In the last decade, many community bank CEO's were aware of the bad mortgage lending and did nothing. When you are silent, you are flying with the crows and you get shot with the crows.
Posted by frankarauscher | Wednesday, December 11 2013 at 3:12PM ET
This article makes a valid point. Regardless of the merit of any of the regulations, there is a point where the mass of requirements will begin to smother the smallest businesses. Congress and regulators need to take this into account when issuing new laws and regulations but they do not.

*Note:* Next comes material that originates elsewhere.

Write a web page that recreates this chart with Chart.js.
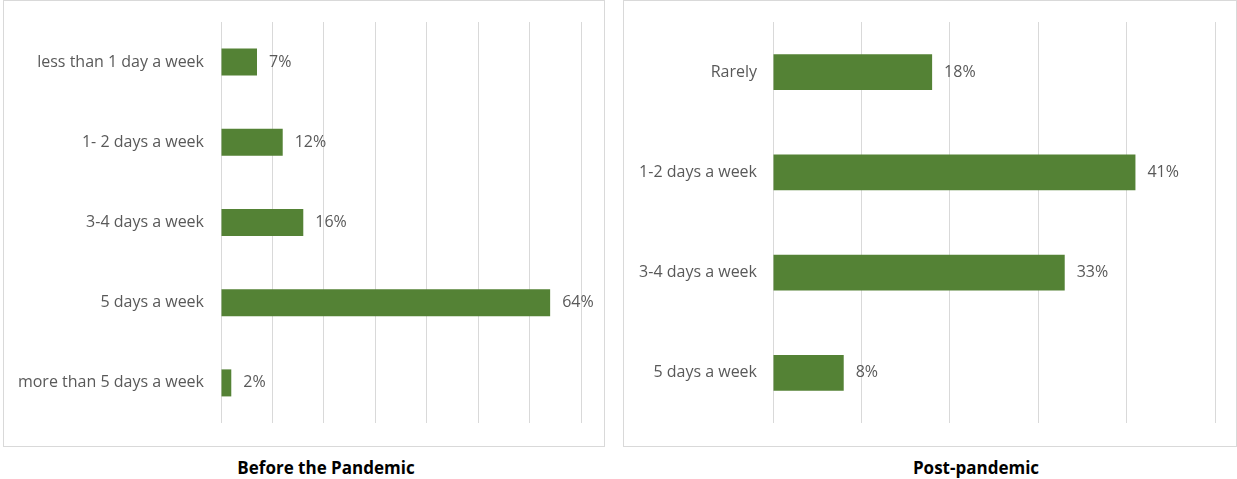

The proof of this is the Volcker Rule. 881 pages to say no short term trading for speculative profit (as distinct from investing to earn income from liquid assets) and no investing in hedge and VC funds. 81 pages to say that would be bizarre. 8 pages would be more than is needed. The OCC's rule covering permitted investments for national banks is only a few pages long. If this trend continues we should expect to see a 1000 page regulation on bathroom breaks coming soon.
Posted by gsutton | Thursday, December 12 2013 at 12:22PM ET
Politicians and reguilators know very well that increased regulation favors the large banks. It is much easier for a regulator to be responsible for a few megabanks, than monitor all of the rest of us.